Given records:
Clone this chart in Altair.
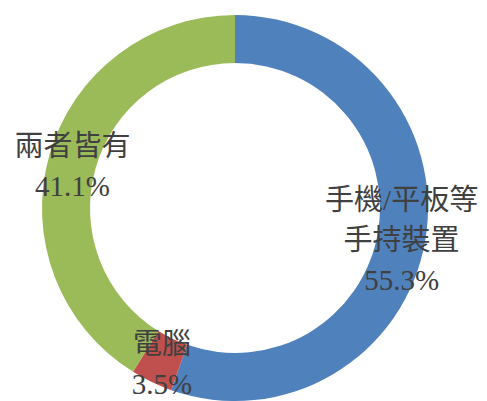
import altair as alt
import pandas as pd

categories = ["手機/平板等\n手持裝置", "電腦", "兩者皆有"]
values = [55.3, 3.5, 41.1]
colors = ["#4F81BD", "#C0504D", "#9BBB59"]
order = [0, 1, 2]

df = pd.DataFrame({
    "category": categories,
    "value": values,
    "order": order,
    "label": [f"{c}\n{v}%" for c, v in zip(categories, values)],
})

CX, CY = 227, 200
LH = 40

arcs = alt.Chart(df).mark_arc(innerRadius=145, outerRadius=193, stroke=None).encode(
    theta=alt.Theta("value:Q", stack=True),
    order=alt.Order("order:Q"),
    color=alt.Color("category:N", scale=alt.Scale(domain=categories, range=colors), legend=None),
    x=alt.value(CX),
    y=alt.value(CY),
)

text_base = alt.Chart(df).transform_window(
    v1="sum(value)", sort=[alt.SortField("order")], frame=[None, 0]
).transform_calculate(
    mid="datum.v1 - datum.value / 2",
    nlines="length(split(datum.label, '\\n'))",
)


def text_layer(n):
    return text_base.transform_filter(f"datum.nlines == {n}").mark_text(
        font="Liberation Serif, Noto Sans CJK TC",
        fontSize=29,
        color="#404040",
        lineBreak="\n",
        lineHeight=LH,
        align="center",
        baseline="middle",
        dy=-(n - 1) * LH / 2 + 5,
    ).encode(
        theta=alt.Theta("mid:Q"),
        text="label:N",
        radius=alt.value(169),
        x=alt.value(CX),
        y=alt.value(CY),
    )


chart = alt.layer(arcs, text_layer(2), text_layer(3)).properties(
    width=471, height=393, padding=0, autosize=alt.AutoSizeParams(type="none")
).configure_view(stroke=None)

chart.save("out.html", embed_options={"renderer": "svg", "actions": False})
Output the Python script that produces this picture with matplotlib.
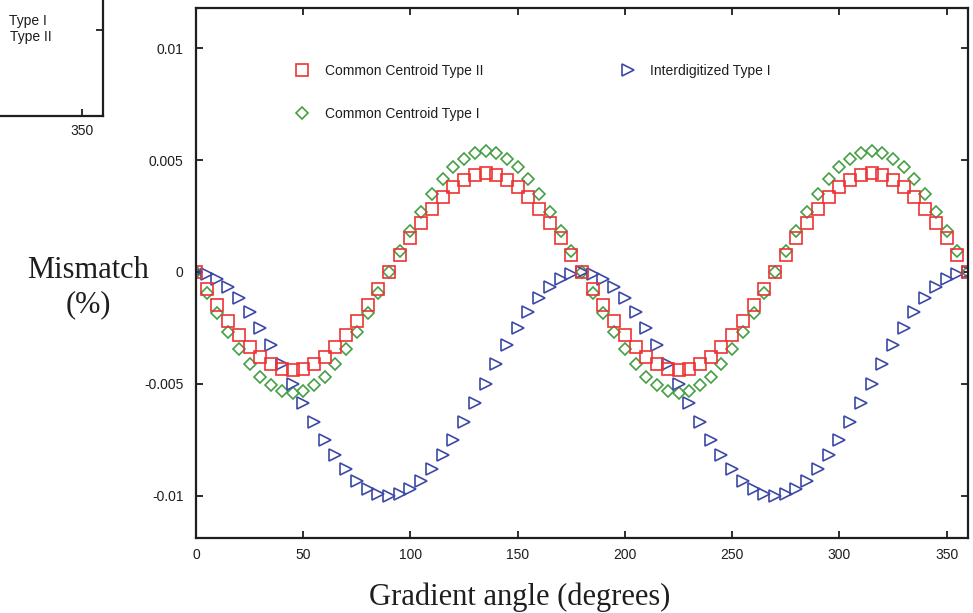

Problem requirements:
Quote all of the entries word for word, omitting any pictures.

Answer in full:
Clone this chart in Altair.
import altair as alt
import pandas as pd

categories = ["手機/平板等\n手持裝置", "電腦", "兩者皆有"]
values = [55.3, 3.5, 41.1]
colors = ["#4F81BD", "#C0504D", "#9BBB59"]
order = [0, 1, 2]

df = pd.DataFrame({
    "category": categories,
    "value": values,
    "order": order,
    "label": [f"{c}\n{v}%" for c, v in zip(categories, values)],
})

CX, CY = 227, 200
LH = 40

arcs = alt.Chart(df).mark_arc(innerRadius=145, outerRadius=193, stroke=None).encode(
    theta=alt.Theta("value:Q", stack=True),
    order=alt.Order("order:Q"),
    color=alt.Color("category:N", scale=alt.Scale(domain=categories, range=colors), legend=None),
    x=alt.value(CX),
    y=alt.value(CY),
)

text_base = alt.Chart(df).transform_window(
    v1="sum(value)", sort=[alt.SortField("order")], frame=[None, 0]
).transform_calculate(
    mid="datum.v1 - datum.value / 2",
    nlines="length(split(datum.label, '\\n'))",
)


def text_layer(n):
    return text_base.transform_filter(f"datum.nlines == {n}").mark_text(
        font="Liberation Serif, Noto Sans CJK TC",
        fontSize=29,
        color="#404040",
        lineBreak="\n",
        lineHeight=LH,
        align="center",
        baseline="middle",
        dy=-(n - 1) * LH / 2 + 5,
    ).encode(
        theta=alt.Theta("mid:Q"),
        text="label:N",
        radius=alt.value(169),
        x=alt.value(CX),
        y=alt.value(CY),
    )


chart = alt.layer(arcs, text_layer(2), text_layer(3)).properties(
    width=471, height=393, padding=0, autosize=alt.AutoSizeParams(type="none")
).configure_view(stroke=None)

chart.save("out.html", embed_options={"renderer": "svg", "actions": False})
Output the Python script that produces this picture with matplotlib.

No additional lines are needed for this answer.